» **Work to complete**:
Copy everything in the listing below word for word, apart from any images.

» **Material provided**:
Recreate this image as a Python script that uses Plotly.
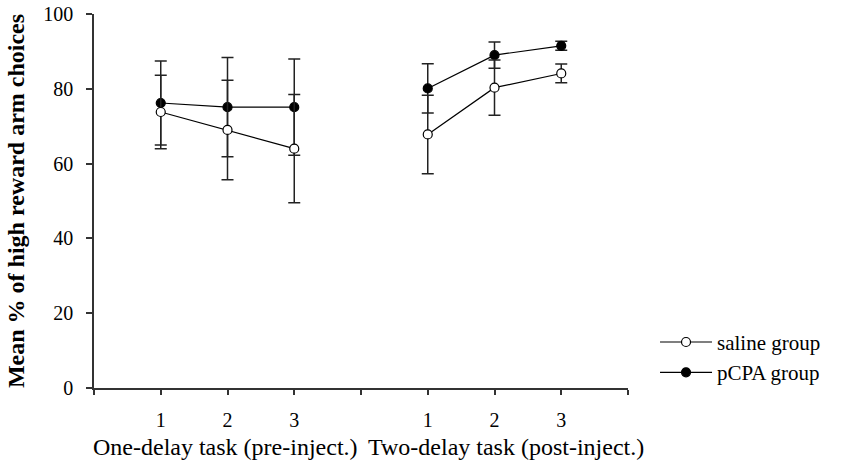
import plotly.graph_objects as go

# Data
group1_x = [1, 2, 3]
group2_x = [5, 6, 7]
saline_mean = [73.8, 69.0, 64.0, 67.8, 80.3, 84.1]
saline_err = [9.8, 13.3, 14.5, 10.5, 7.4, 2.5]
pcpa_mean = [76.2, 75.1, 75.1, 80.1, 89.0, 91.5]
pcpa_err = [11.2, 13.3, 12.9, 6.6, 3.5, 1.2]
tick_vals = [0, 1, 2, 3, 4, 5, 6, 7, 8]
tick_text = ["", "1", "2", "3", "", "1", "2", "3", ""]
task_labels = ["One-delay task (pre-inject.)", "Two-delay task (post-inject.)"]
task_label_start = [-0.05, 4.08]  # in x-axis units (left edge of label)

FONT = "Liberation Serif, Times New Roman, serif"
X_RANGE = [0, 8]

fig = go.Figure()

def add_series(name, means, errs, fill, rank):
    for gi, xs in enumerate([group1_x, group2_x]):
        sl = slice(gi * 3, gi * 3 + 3)
        fig.add_trace(go.Scatter(
            x=xs, y=means[sl], name=name, legendgroup=name,
            showlegend=(gi == 0), legendrank=rank,
            mode="lines+markers",
            line=dict(color="black", width=1.2),
            marker=dict(symbol="circle", size=9, color=fill,
                        line=dict(color="black", width=1.2)),
            error_y=dict(type="data", array=errs[sl], visible=True,
                         color="#222", thickness=1.5, width=6),
        ))

add_series("pCPA group", pcpa_mean, pcpa_err, "black", 2)
add_series("saline group", saline_mean, saline_err, "white", 1)

plot_top, plot_bottom = 14, 388
label_y_px = 447
for lbl, xpos in zip(task_labels, task_label_start):
    fig.add_annotation(x=(xpos - X_RANGE[0]) / (X_RANGE[1] - X_RANGE[0]), xref="paper",
                       y=(plot_bottom - label_y_px) / (plot_bottom - plot_top),
                       yref="paper", yanchor="middle", xanchor="left",
                       showarrow=False, text=lbl,
                       font=dict(family=FONT, size=24, color="black"))

fig.update_layout(
    width=859, height=469,
    margin=dict(l=94, r=231, t=14, b=81, autoexpand=False),
    paper_bgcolor="white", plot_bgcolor="white",
    font=dict(family=FONT, size=20, color="black"),
    showlegend=True,
    legend=dict(x=1.0506, xanchor="left", y=0.082, yanchor="middle",
                font=dict(family=FONT, size=21, color="black"),
                bgcolor="rgba(0,0,0,0)", itemwidth=52, tracegroupgap=0),
    xaxis=dict(range=X_RANGE, tickvals=tick_vals, ticktext=tick_text,
               showline=True, linecolor="#333", linewidth=1.5,
               ticks="outside", ticklen=5, tickwidth=1.5, tickcolor="#333",
               showgrid=False, zeroline=False, fixedrange=True, automargin=False,
               tickfont=dict(size=20), ticklabelstandoff=8),
    yaxis=dict(range=[0, 100], tickvals=[0, 20, 40, 60, 80, 100],
               showline=True, linecolor="#333", linewidth=1.5,
               ticks="outside", ticklen=6, tickwidth=1.5, tickcolor="#333",
               showgrid=False, zeroline=False, fixedrange=True, automargin=False,
               tickfont=dict(size=20), ticklabelstandoff=9,
               title=dict(text="<b>Mean % of high reward arm choices</b>",
                          font=dict(family=FONT, size=24), standoff=12)),
)

fig.write_html("out.html")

» **Task answer**:
Recreate this image as a Python script that uses Plotly.
import plotly.graph_objects as go

# Data
group1_x = [1, 2, 3]
group2_x = [5, 6, 7]
saline_mean = [73.8, 69.0, 64.0, 67.8, 80.3, 84.1]
saline_err = [9.8, 13.3, 14.5, 10.5, 7.4, 2.5]
pcpa_mean = [76.2, 75.1, 75.1, 80.1, 89.0, 91.5]
pcpa_err = [11.2, 13.3, 12.9, 6.6, 3.5, 1.2]
tick_vals = [0, 1, 2, 3, 4, 5, 6, 7, 8]
tick_text = ["", "1", "2", "3", "", "1", "2", "3", ""]
task_labels = ["One-delay task (pre-inject.)", "Two-delay task (post-inject.)"]
task_label_start = [-0.05, 4.08]  # in x-axis units (left edge of label)

FONT = "Liberation Serif, Times New Roman, serif"
X_RANGE = [0, 8]

fig = go.Figure()

def add_series(name, means, errs, fill, rank):
    for gi, xs in enumerate([group1_x, group2_x]):
        sl = slice(gi * 3, gi * 3 + 3)
        fig.add_trace(go.Scatter(
            x=xs, y=means[sl], name=name, legendgroup=name,
            showlegend=(gi == 0), legendrank=rank,
            mode="lines+markers",
            line=dict(color="black", width=1.2),
            marker=dict(symbol="circle", size=9, color=fill,
                        line=dict(color="black", width=1.2)),
            error_y=dict(type="data", array=errs[sl], visible=True,
                         color="#222", thickness=1.5, width=6),
        ))

add_series("pCPA group", pcpa_mean, pcpa_err, "black", 2)
add_series("saline group", saline_mean, saline_err, "white", 1)

plot_top, plot_bottom = 14, 388
label_y_px = 447
for lbl, xpos in zip(task_labels, task_label_start):
    fig.add_annotation(x=(xpos - X_RANGE[0]) / (X_RANGE[1] - X_RANGE[0]), xref="paper",
                       y=(plot_bottom - label_y_px) / (plot_bottom - plot_top),
                       yref="paper", yanchor="middle", xanchor="left",
                       showarrow=False, text=lbl,
                       font=dict(family=FONT, size=24, color="black"))

fig.update_layout(
    width=859, height=469,
    margin=dict(l=94, r=231, t=14, b=81, autoexpand=False),
    paper_bgcolor="white", plot_bgcolor="white",
    font=dict(family=FONT, size=20, color="black"),
    showlegend=True,
    legend=dict(x=1.0506, xanchor="left", y=0.082, yanchor="middle",
                font=dict(family=FONT, size=21, color="black"),
                bgcolor="rgba(0,0,0,0)", itemwidth=52, tracegroupgap=0),
    xaxis=dict(range=X_RANGE, tickvals=tick_vals, ticktext=tick_text,
               showline=True, linecolor="#333", linewidth=1.5,
               ticks="outside", ticklen=5, tickwidth=1.5, tickcolor="#333",
               showgrid=False, zeroline=False, fixedrange=True, automargin=False,
               tickfont=dict(size=20), ticklabelstandoff=8),
    yaxis=dict(range=[0, 100], tickvals=[0, 20, 40, 60, 80, 100],
               showline=True, linecolor="#333", linewidth=1.5,
               ticks="outside", ticklen=6, tickwidth=1.5, tickcolor="#333",
               showgrid=False, zeroline=False, fixedrange=True, automargin=False,
               tickfont=dict(size=20), ticklabelstandoff=9,
               title=dict(text="<b>Mean % of high reward arm choices</b>",
                          font=dict(family=FONT, size=24), standoff=12)),
)

fig.write_html("out.html")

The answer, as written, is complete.